Posted on July 24, 2008
Filed Under Bots, Web Programming | Leave a Comment

With all due apologies to the Beautiful South for the title
.
Anything that can be exploited eventually gets broken so how come so many people seem to think that CAPTCHAs are somehow exempt from this?
Surely their history so far is sufficient to establish that they will become less and less useful.
When CAPTCHAs first burst upon the scene they cut spam to near zero immediately but then any new method will do likewise. As they were adopted by more and more sites and services it became more and more worthwhile for certain people to break them. As it became more and more worthwhile to break them so they were broken more and more until it has gotten to the point where I, as a human (for the sake of argument alright!
), struggle to read some. This year there have been several news stories about how certain groups can break x% of CAPTCHAs from Google, Yahoo etc. Twisted text is clearly on its way out.
What will replace it?
Many people are suggesting just another form of CAPTCHA. Either image recognition (”click on the kitten”) or text based questions. Both of these have their problems.
The image recognition one requires a huge database of images to avoid making it easy for ne’erdowells to simply collect every example and just look up the answer.
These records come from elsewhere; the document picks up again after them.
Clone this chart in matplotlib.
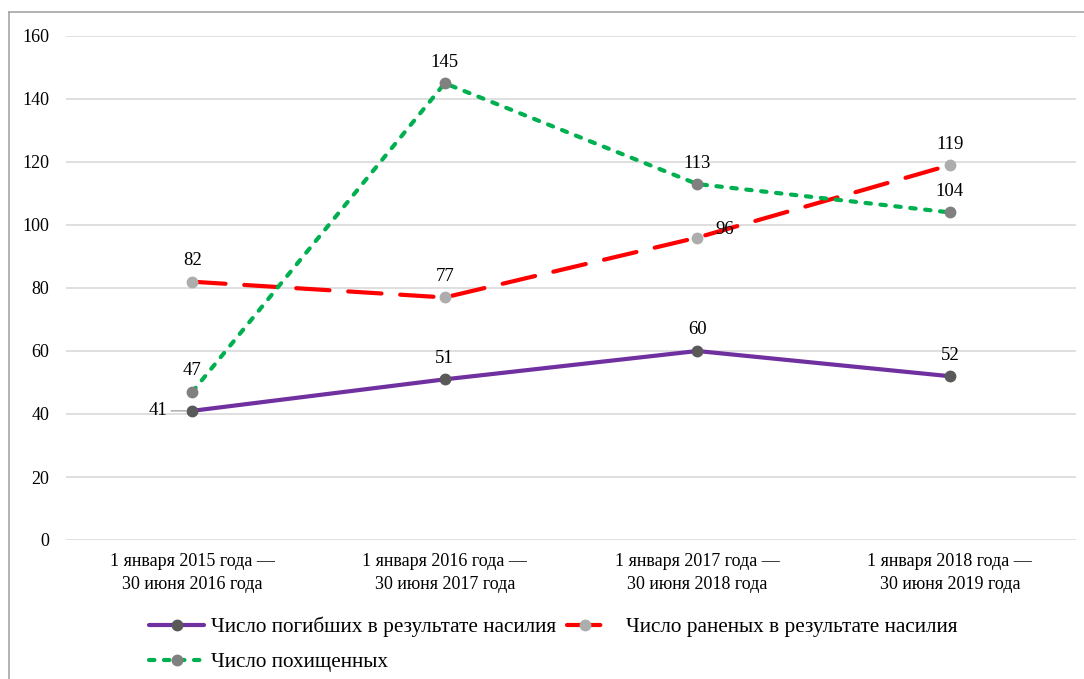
import matplotlib.pyplot as plt
from matplotlib.lines import Line2D

categories = [
    "1 января 2015 года —\n30 июня 2016 года",
    "1 января 2016 года —\n30 июня 2017 года",
    "1 января 2017 года —\n30 июня 2018 года",
    "1 января 2018 года —\n30 июня 2019 года",
]
killed = [41, 51, 60, 52]
wounded = [82, 77, 96, 119]
abducted = [47, 145, 113, 104]

names = [
    "Число погибших в результате насилия",
    "Число раненых в результате насилия",
    "Число похищенных",
]
y_ticks = [0, 20, 40, 60, 80, 100, 120, 140, 160]

plt.rcParams["font.family"] = ["Liberation Serif", "DejaVu Serif"]

W, H = 1084, 679
fig = plt.figure(figsize=(W / 100, H / 100), dpi=100)
ax = fig.add_axes([66 / W, 1 - 540 / H, (1076 - 66) / W, (540 - 36) / H])

x = list(range(len(categories)))

l1, = ax.plot(x, killed, color="#7030A0", lw=3, marker="o", ms=7.5,
              mfc="#595959", mec="#595959", solid_capstyle="round", zorder=3)
l2, = ax.plot(x, wounded, color="#FF0000", lw=3, dashes=(8, 4.5), marker="o", ms=7.5,
              mfc="#ADADAD", mec="#ADADAD", dash_capstyle="round", zorder=3)
l3, = ax.plot(x, abducted, color="#00B050", lw=3, dashes=(1.3, 2.3), marker="o", ms=7.5,
              mfc="#808080", mec="#808080", dash_capstyle="round", zorder=3)

ax.set_xlim(-0.5, len(categories) - 0.5)
ax.set_ylim(0, 160)
ax.set_yticks(y_ticks)
ax.set_xticks(x)
ax.set_xticklabels(categories, fontsize=13, linespacing=1.5)
ax.tick_params(axis="y", labelsize=13, length=0, pad=12)
ax.tick_params(axis="x", length=0, pad=9)
ax.grid(axis="y", color="#D9D9D9", lw=1.2)
ax.set_axisbelow(True)
for s in ax.spines.values():
    s.set_visible(False)

fs = 13.5
lab_kw = dict(fontsize=fs, ha="center", va="bottom")
for i, v in enumerate(killed):
    if i == 0:
        ax.annotate(str(v), (i, v), xytext=(-0.1, v), textcoords="data",
                    fontsize=fs, ha="right", va="center",
                    arrowprops=dict(arrowstyle="-", color="#A6A6A6", lw=1,
                                    shrinkA=1, shrinkB=4))
    else:
        ax.annotate(str(v), (i, v), xytext=(0, 9), textcoords="offset points", **lab_kw)
for i, v in enumerate(wounded):
    if i == 2:
        ax.annotate(str(v), (i, v), xytext=(13, 0), textcoords="offset points",
                    fontsize=fs, ha="left", va="bottom")
    else:
        ax.annotate(str(v), (i, v), xytext=(0, 9), textcoords="offset points", **lab_kw)
for i, v in enumerate(abducted):
    ax.annotate(str(v), (i, v), xytext=(0, 9), textcoords="offset points", **lab_kw)

# legend entries placed one by one, the source spaces them unevenly
leg_fs = 15.3
legend_items = [
    (l1, names[0], 149, 627, 2.6, 0.3),
    (l2, names[1], 567, 627, 1.7, 1.1),
    (l3, names[2], 149, 662, 2.6, 0.3),
]
for handle, label, lx, ly, hlen, hpad in legend_items:
    fig.legend([handle], [label], loc="center left",
               bbox_to_anchor=(lx / W, 1 - ly / H), frameon=False,
               fontsize=leg_fs, handlelength=hlen, handletextpad=hpad,
               borderpad=0, borderaxespad=0)

# outer frame (top and left only, as in the source)
fig.add_artist(Line2D([9 / W, 1], [1 - 12 / H, 1 - 12 / H], color="#A6A6A6", lw=1.2))
fig.add_artist(Line2D([9 / W, 9 / W], [0, 1 - 12 / H], color="#A6A6A6", lw=1.2))

fig.savefig("out.png", dpi=100)
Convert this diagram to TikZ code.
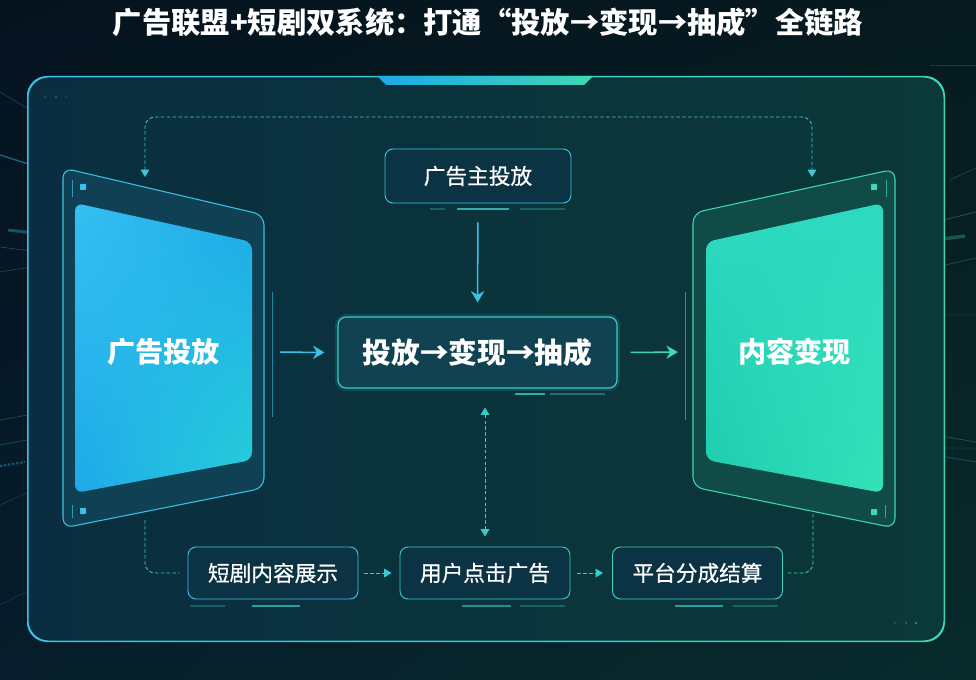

Most sites do not have the resources to implement this and having one supplied as a service to multiple sites just makes it more valuable for certain types to collect all the images in order to break it.
It also has accessibility issues.
It also has the problem of offering a choice of answers rather than being open ended. If you do not have additional code looking for excessive submission ne’erdowells can just fire massive numbers of submissions at your script and guess at the answer to get x submissions through.
Textual captchas at least have fewer accessibility issues, although you’re still asking the visitor do something extra for no direct benefit to themselves. However, the only thing keeping these safe at the moment is lack of widespread or important adoption. If GMail or similar services were to implement text based CAPTCHAs they would be broken in under an hour. We’re talking about a level of technology equivalent to the text adventures/interactive fiction of the ’80s.
Make no doubt about it every class of CAPTCHA will eventually wither and die. It will become more and more difficult to come up with new classes.
But hey! Until then we can make hay with CAPTCHAs on the door though?
No.
The whole point of a CAPTCHA is to tell the difference between a computer and a human. Any workable CAPTCHA (where we define workable as one passable by the majority of the population) can be simply farmed out to a human. Think that would be too expensive? I’ve just seen a freelance job posting looking for people to break CAPTCHAs. It was paying 1$ per 1000 correctly entered CAPTCHA. The industry is already organised, the poster was looking for teams not individuals and already had bids well into double figures.
Or in other words, even if your CAPTCHA is perfectly implemented it costs a ne’erdowell a maximum of a tenth of a cent to make a submission against your form!
How Long’s A CAPTCHA take to die? Not long.